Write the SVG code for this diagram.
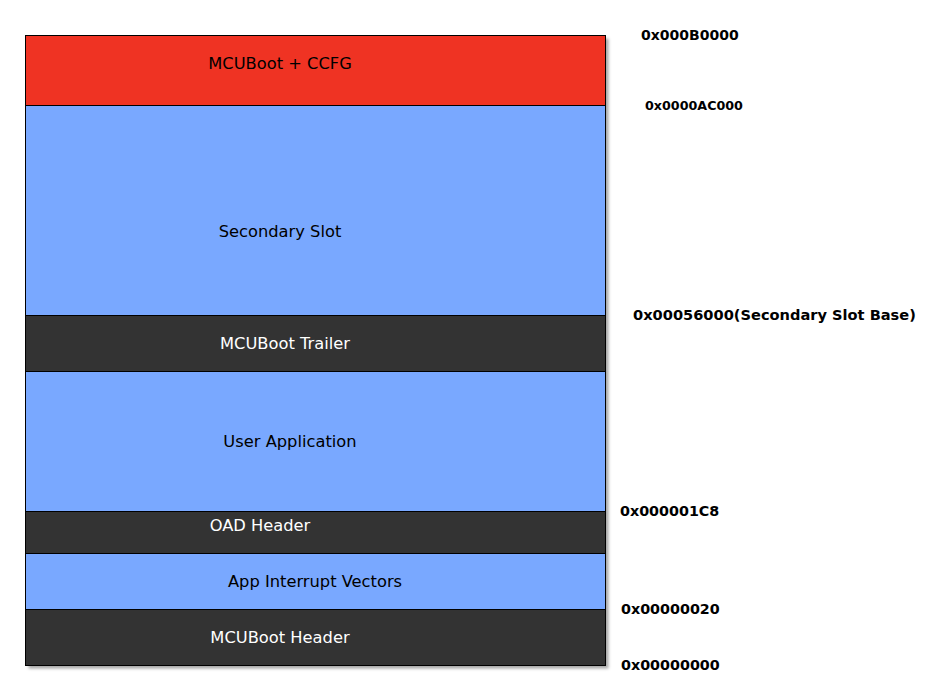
<svg xmlns="http://www.w3.org/2000/svg" width="950" height="700" viewBox="0 0 950 700">
<defs>
<filter id="sh" x="-5%" y="-5%" width="110%" height="110%">
<feGaussianBlur in="SourceAlpha" stdDeviation="1.5"/>
<feOffset dx="3" dy="3" result="b"/>
<feFlood flood-color="#000" flood-opacity="0.35"/>
<feComposite in2="b" operator="in"/>
<feMerge><feMergeNode/><feMergeNode in="SourceGraphic"/></feMerge>
</filter>
</defs>
<style>
.blk{stroke:#000;stroke-width:1}
.red{fill:#EF3323}
.blue{fill:#79A8FF}
.dark{fill:#333333}
.lbl{font-family:"DejaVu Sans",sans-serif;font-size:16.3px;text-anchor:middle}
.lb{fill:#000}
.lw{fill:#fff}
.addr{font-family:"DejaVu Sans",sans-serif;font-weight:bold;font-size:14.3px;fill:#000}
</style>
<rect x="25.5" y="35.5" width="580" height="630" fill="#fff" filter="url(#sh)"/>
<g id="mcuboot-ccfg"><rect class="blk red" x="25.5" y="35.5" width="580" height="70"/><text class="lbl lb" x="280" y="69">MCUBoot + CCFG</text></g>
<g id="secondary-slot"><rect class="blk blue" x="25.5" y="105.5" width="580" height="210"/><text class="lbl lb" x="280" y="237">Secondary Slot</text></g>
<g id="mcuboot-trailer"><rect class="blk dark" x="25.5" y="315.5" width="580" height="56"/><text class="lbl lw" x="285" y="349">MCUBoot Trailer</text></g>
<g id="user-application"><rect class="blk blue" x="25.5" y="371.5" width="580" height="140"/><text class="lbl lb" x="290" y="447">User Application</text></g>
<g id="oad-header"><rect class="blk dark" x="25.5" y="511.5" width="580" height="42"/><text class="lbl lw" x="260" y="531">OAD Header</text></g>
<g id="app-interrupt-vectors"><rect class="blk blue" x="25.5" y="553.5" width="580" height="56"/><text class="lbl lb" x="315" y="587">App Interrupt Vectors</text></g>
<g id="mcuboot-header"><rect class="blk dark" x="25.5" y="609.5" width="580" height="56"/><text class="lbl lw" x="280" y="643">MCUBoot Header</text></g>
<g id="addresses">
<text class="addr" x="641" y="40" style="font-size:14px">0x000B0000</text>
<text class="addr" x="645" y="110" style="font-size:12.7px">0x0000AC000</text>
<text class="addr" x="633" y="320" style="font-size:14.6px">0x00056000(Secondary Slot Base)</text>
<text class="addr" x="620" y="516">0x000001C8</text>
<text class="addr" x="621" y="614">0x00000020</text>
<text class="addr" x="621" y="670">0x00000000</text>
</g>
<g id="connectors"/>
</svg>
=======
Task brief
Reproduce all of the material exactly, apart from the pictures.

Exercise output
Write the SVG code for this diagram.
<svg xmlns="http://www.w3.org/2000/svg" width="950" height="700" viewBox="0 0 950 700">
<defs>
<filter id="sh" x="-5%" y="-5%" width="110%" height="110%">
<feGaussianBlur in="SourceAlpha" stdDeviation="1.5"/>
<feOffset dx="3" dy="3" result="b"/>
<feFlood flood-color="#000" flood-opacity="0.35"/>
<feComposite in2="b" operator="in"/>
<feMerge><feMergeNode/><feMergeNode in="SourceGraphic"/></feMerge>
</filter>
</defs>
<style>
.blk{stroke:#000;stroke-width:1}
.red{fill:#EF3323}
.blue{fill:#79A8FF}
.dark{fill:#333333}
.lbl{font-family:"DejaVu Sans",sans-serif;font-size:16.3px;text-anchor:middle}
.lb{fill:#000}
.lw{fill:#fff}
.addr{font-family:"DejaVu Sans",sans-serif;font-weight:bold;font-size:14.3px;fill:#000}
</style>
<rect x="25.5" y="35.5" width="580" height="630" fill="#fff" filter="url(#sh)"/>
<g id="mcuboot-ccfg"><rect class="blk red" x="25.5" y="35.5" width="580" height="70"/><text class="lbl lb" x="280" y="69">MCUBoot + CCFG</text></g>
<g id="secondary-slot"><rect class="blk blue" x="25.5" y="105.5" width="580" height="210"/><text class="lbl lb" x="280" y="237">Secondary Slot</text></g>
<g id="mcuboot-trailer"><rect class="blk dark" x="25.5" y="315.5" width="580" height="56"/><text class="lbl lw" x="285" y="349">MCUBoot Trailer</text></g>
<g id="user-application"><rect class="blk blue" x="25.5" y="371.5" width="580" height="140"/><text class="lbl lb" x="290" y="447">User Application</text></g>
<g id="oad-header"><rect class="blk dark" x="25.5" y="511.5" width="580" height="42"/><text class="lbl lw" x="260" y="531">OAD Header</text></g>
<g id="app-interrupt-vectors"><rect class="blk blue" x="25.5" y="553.5" width="580" height="56"/><text class="lbl lb" x="315" y="587">App Interrupt Vectors</text></g>
<g id="mcuboot-header"><rect class="blk dark" x="25.5" y="609.5" width="580" height="56"/><text class="lbl lw" x="280" y="643">MCUBoot Header</text></g>
<g id="addresses">
<text class="addr" x="641" y="40" style="font-size:14px">0x000B0000</text>
<text class="addr" x="645" y="110" style="font-size:12.7px">0x0000AC000</text>
<text class="addr" x="633" y="320" style="font-size:14.6px">0x00056000(Secondary Slot Base)</text>
<text class="addr" x="620" y="516">0x000001C8</text>
<text class="addr" x="621" y="614">0x00000020</text>
<text class="addr" x="621" y="670">0x00000000</text>
</g>
<g id="connectors"/>
</svg>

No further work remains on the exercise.